▶ **WRITTEN PROBLEM**
Identify every line in the records below that contains the word "this", and reproduce each one.

▶ **ITEMS**
• • • • •

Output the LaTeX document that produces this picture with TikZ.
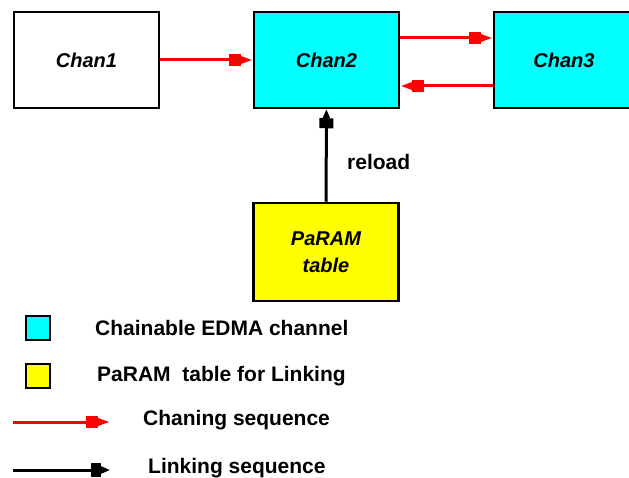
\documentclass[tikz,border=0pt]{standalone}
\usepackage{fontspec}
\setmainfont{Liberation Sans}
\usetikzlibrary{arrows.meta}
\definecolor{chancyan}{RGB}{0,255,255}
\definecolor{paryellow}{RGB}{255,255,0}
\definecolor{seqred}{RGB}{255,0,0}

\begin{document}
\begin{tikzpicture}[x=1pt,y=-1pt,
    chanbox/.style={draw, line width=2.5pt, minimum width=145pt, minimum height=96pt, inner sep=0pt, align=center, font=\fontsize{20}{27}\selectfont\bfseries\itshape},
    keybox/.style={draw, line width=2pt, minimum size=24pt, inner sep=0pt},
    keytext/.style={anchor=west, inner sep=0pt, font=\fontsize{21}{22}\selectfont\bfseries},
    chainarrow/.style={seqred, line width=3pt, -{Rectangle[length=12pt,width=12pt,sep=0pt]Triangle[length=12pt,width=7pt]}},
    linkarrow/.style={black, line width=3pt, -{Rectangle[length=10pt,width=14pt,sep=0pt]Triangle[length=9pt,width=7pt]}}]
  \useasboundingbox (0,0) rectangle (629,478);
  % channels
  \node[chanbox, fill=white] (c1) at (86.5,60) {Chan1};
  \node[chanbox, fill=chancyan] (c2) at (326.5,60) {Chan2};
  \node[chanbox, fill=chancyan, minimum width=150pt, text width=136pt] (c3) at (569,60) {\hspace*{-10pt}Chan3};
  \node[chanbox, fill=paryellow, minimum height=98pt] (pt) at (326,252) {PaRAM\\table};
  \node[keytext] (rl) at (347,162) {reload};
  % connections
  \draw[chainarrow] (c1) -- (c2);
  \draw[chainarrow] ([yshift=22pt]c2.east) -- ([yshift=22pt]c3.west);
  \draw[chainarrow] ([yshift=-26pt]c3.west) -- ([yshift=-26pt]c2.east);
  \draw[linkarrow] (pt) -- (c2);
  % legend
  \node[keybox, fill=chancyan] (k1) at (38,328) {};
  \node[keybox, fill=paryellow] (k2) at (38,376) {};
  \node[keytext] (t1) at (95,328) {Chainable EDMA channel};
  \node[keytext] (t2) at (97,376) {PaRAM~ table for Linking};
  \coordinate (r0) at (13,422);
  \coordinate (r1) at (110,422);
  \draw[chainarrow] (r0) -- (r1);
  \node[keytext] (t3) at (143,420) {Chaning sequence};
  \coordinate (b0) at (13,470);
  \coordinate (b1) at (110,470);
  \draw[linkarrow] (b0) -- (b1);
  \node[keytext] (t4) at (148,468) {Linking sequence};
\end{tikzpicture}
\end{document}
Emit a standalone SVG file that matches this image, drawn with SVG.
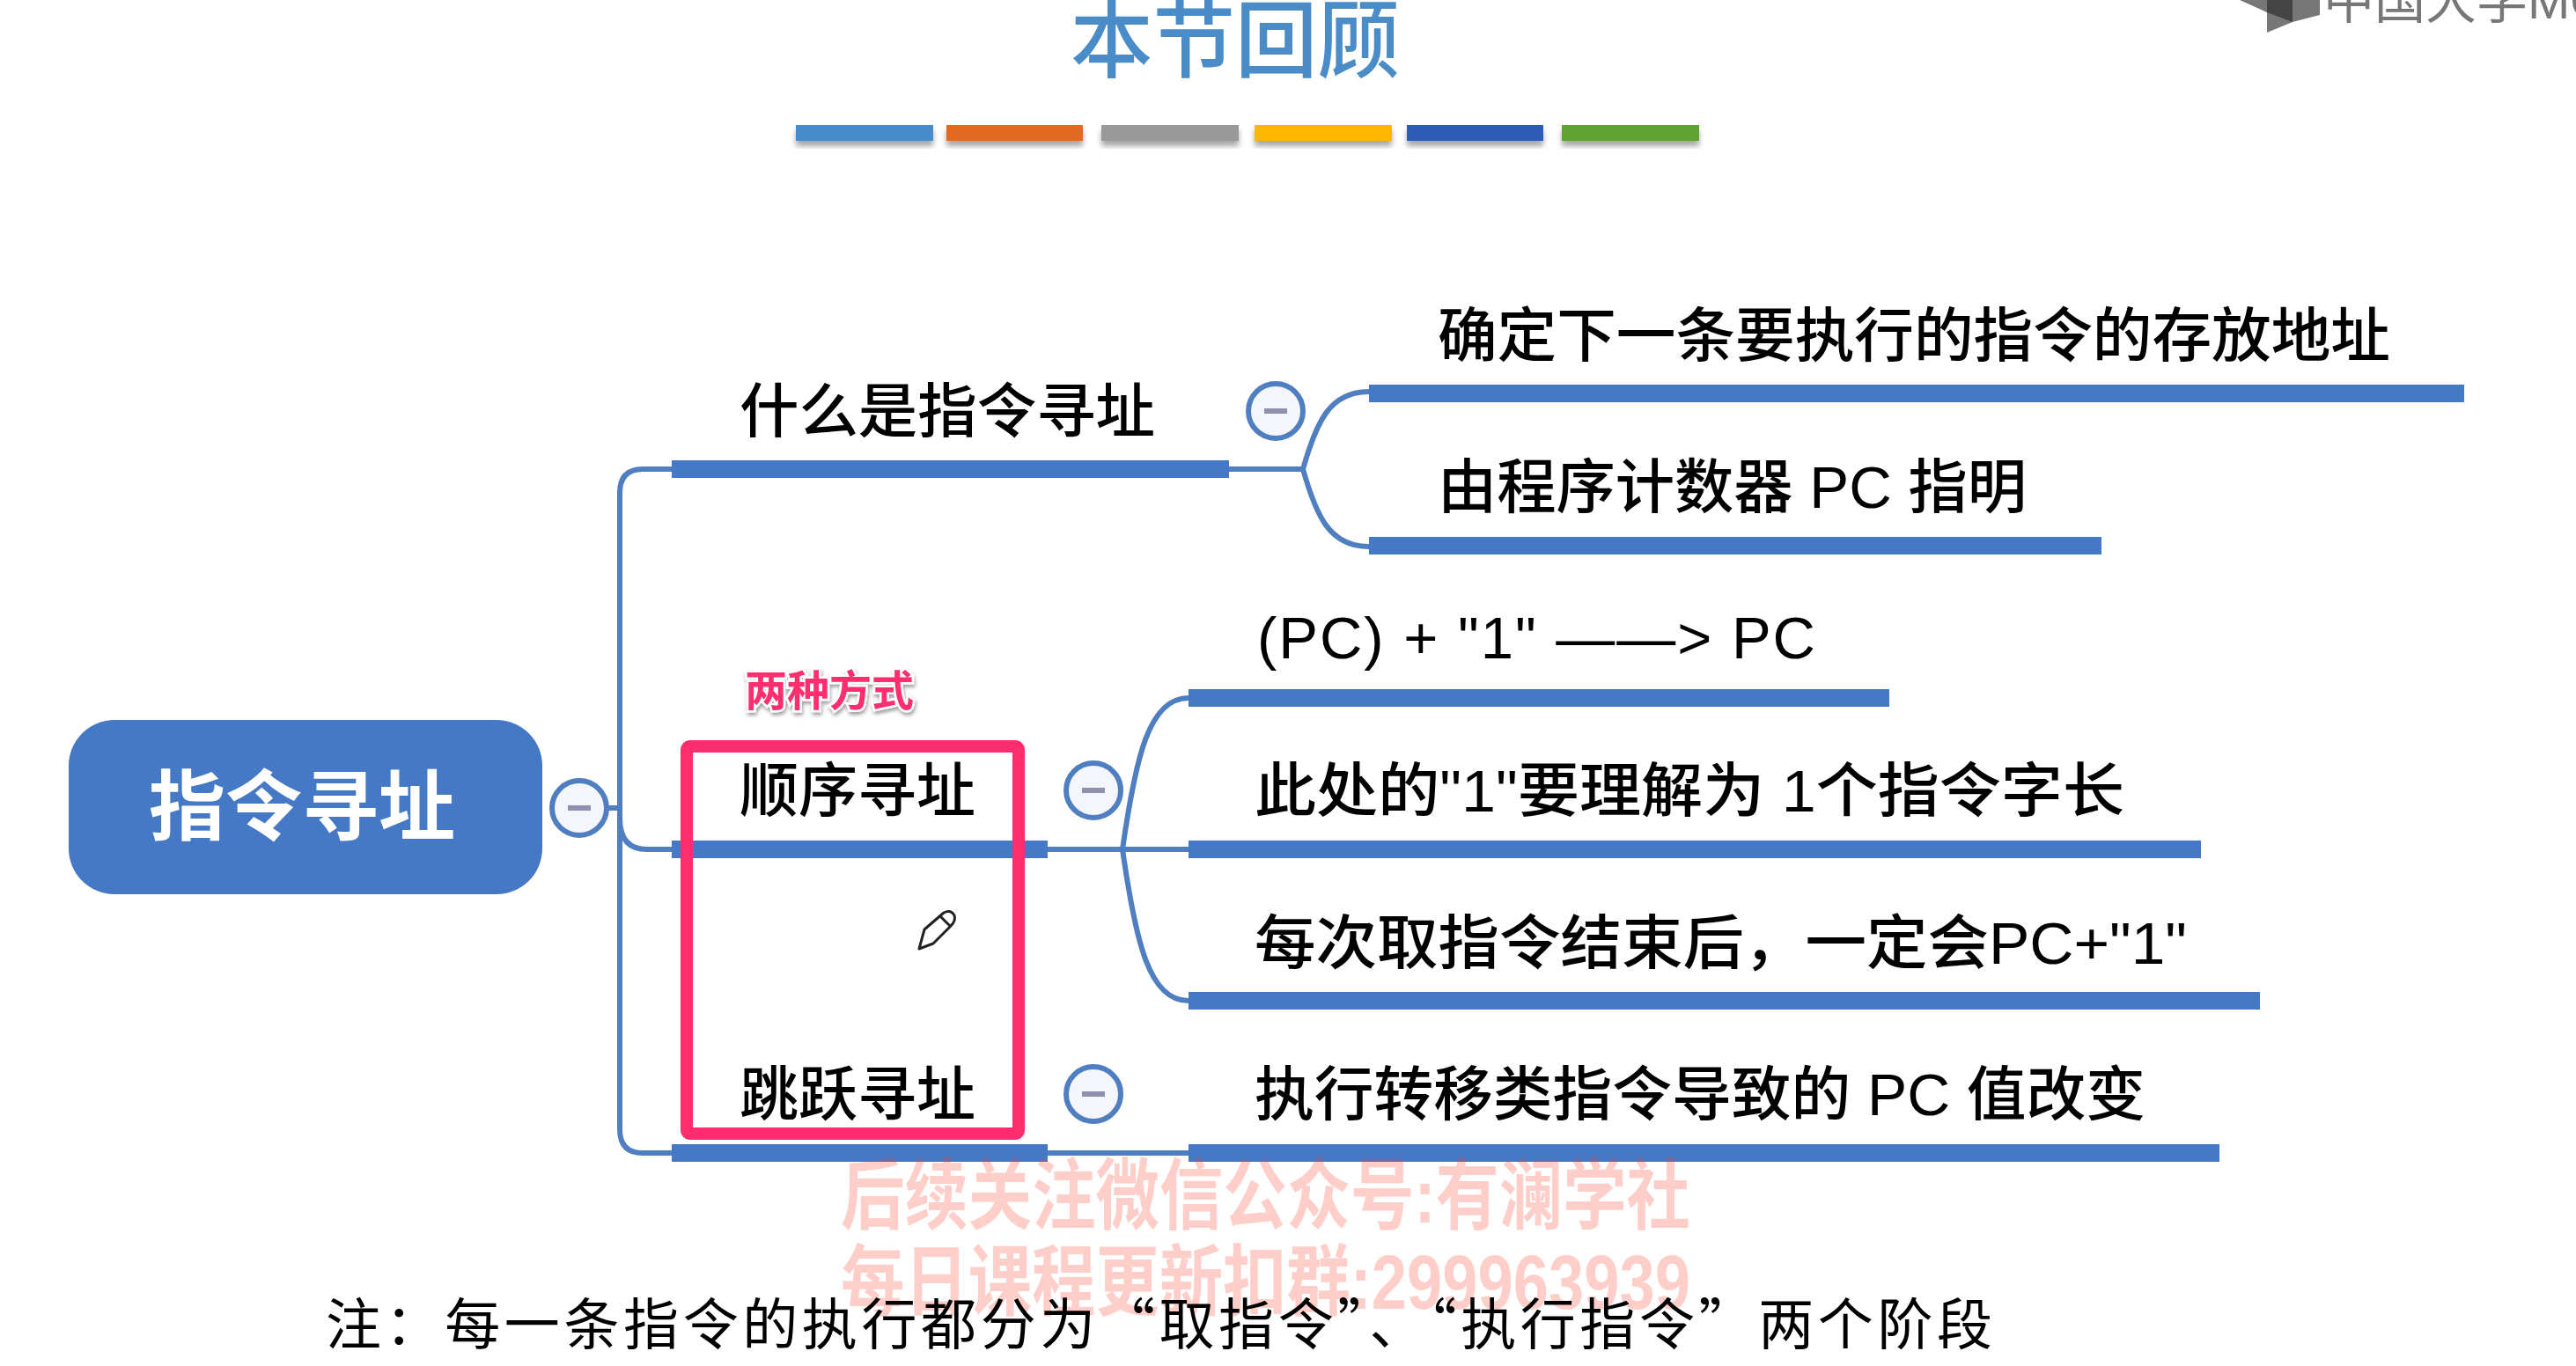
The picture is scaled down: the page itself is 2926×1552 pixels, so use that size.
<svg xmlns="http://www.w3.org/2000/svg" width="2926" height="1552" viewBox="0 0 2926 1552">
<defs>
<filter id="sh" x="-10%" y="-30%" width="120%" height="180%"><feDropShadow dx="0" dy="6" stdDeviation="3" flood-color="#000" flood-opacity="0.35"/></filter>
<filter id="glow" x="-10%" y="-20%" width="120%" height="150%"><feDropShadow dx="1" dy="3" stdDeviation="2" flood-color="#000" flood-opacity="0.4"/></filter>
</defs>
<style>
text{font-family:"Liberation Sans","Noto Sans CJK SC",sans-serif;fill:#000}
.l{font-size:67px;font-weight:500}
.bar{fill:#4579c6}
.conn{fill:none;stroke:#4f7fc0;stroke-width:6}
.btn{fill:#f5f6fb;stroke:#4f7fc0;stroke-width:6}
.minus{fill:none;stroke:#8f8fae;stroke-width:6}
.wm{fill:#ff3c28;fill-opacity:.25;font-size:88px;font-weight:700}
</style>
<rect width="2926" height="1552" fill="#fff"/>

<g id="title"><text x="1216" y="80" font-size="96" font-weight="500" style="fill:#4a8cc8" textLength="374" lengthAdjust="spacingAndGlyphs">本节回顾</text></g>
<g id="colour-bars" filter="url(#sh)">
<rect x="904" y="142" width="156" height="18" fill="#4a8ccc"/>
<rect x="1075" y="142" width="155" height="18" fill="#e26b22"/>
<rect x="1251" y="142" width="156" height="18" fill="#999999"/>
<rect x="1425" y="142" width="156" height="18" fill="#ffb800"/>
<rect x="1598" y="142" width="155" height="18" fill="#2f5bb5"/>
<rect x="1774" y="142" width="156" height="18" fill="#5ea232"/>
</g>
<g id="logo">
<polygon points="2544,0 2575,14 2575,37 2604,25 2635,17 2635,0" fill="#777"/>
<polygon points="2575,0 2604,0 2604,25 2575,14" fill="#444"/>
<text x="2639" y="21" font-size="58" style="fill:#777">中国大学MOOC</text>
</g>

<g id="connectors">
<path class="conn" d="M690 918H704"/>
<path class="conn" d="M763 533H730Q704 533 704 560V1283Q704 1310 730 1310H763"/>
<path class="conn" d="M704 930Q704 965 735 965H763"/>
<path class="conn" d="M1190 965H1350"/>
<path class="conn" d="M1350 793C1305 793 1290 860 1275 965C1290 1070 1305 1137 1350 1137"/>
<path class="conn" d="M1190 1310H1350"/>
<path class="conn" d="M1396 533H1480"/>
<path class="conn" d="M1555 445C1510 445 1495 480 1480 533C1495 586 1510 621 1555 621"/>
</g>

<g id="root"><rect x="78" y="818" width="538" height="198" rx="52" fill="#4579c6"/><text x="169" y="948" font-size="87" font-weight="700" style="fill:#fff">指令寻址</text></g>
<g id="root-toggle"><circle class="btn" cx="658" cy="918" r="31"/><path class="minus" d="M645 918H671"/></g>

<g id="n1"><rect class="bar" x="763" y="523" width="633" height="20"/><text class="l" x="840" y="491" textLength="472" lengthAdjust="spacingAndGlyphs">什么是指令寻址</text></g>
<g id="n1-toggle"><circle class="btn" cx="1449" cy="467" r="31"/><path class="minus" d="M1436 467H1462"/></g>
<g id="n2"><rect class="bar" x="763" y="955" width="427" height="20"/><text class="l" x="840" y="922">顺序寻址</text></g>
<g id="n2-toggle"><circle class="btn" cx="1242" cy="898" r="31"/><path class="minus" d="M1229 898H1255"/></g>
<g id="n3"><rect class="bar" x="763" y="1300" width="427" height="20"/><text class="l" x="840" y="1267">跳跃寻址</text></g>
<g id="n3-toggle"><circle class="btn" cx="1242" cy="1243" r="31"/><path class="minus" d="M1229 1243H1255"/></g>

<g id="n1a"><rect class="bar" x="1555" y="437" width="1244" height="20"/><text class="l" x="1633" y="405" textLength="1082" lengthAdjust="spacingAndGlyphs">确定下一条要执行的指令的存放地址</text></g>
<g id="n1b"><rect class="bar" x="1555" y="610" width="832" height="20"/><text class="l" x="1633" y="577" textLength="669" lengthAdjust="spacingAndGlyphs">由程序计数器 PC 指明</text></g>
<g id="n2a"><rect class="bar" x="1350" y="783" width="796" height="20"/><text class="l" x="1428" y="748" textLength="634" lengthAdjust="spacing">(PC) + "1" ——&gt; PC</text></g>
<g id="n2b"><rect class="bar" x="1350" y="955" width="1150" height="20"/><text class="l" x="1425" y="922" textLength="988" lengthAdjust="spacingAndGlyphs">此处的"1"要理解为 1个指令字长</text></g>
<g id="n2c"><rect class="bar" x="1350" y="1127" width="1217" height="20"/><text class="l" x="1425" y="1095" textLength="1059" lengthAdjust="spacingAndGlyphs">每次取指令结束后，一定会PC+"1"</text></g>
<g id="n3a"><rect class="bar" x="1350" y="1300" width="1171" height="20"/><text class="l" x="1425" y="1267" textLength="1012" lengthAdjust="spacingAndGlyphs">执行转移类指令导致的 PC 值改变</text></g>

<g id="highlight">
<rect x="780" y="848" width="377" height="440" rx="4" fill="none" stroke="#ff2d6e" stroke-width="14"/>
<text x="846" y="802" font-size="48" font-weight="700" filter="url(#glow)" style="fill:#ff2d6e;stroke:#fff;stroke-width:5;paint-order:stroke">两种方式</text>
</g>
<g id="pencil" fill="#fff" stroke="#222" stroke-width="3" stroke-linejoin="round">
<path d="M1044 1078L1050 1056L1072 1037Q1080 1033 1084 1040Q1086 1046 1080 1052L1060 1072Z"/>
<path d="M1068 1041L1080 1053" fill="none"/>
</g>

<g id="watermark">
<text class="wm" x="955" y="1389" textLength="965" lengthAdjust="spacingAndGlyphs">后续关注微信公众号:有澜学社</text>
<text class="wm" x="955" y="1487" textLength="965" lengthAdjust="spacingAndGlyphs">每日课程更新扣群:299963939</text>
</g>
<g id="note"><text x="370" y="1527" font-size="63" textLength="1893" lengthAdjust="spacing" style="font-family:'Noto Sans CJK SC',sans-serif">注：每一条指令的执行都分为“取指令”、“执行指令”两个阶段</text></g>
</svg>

• • • • •

▶ **FULL SOLUTION**
Output the LaTeX document that produces this picture with TikZ.
Emit a standalone SVG file that matches this image, drawn with SVG.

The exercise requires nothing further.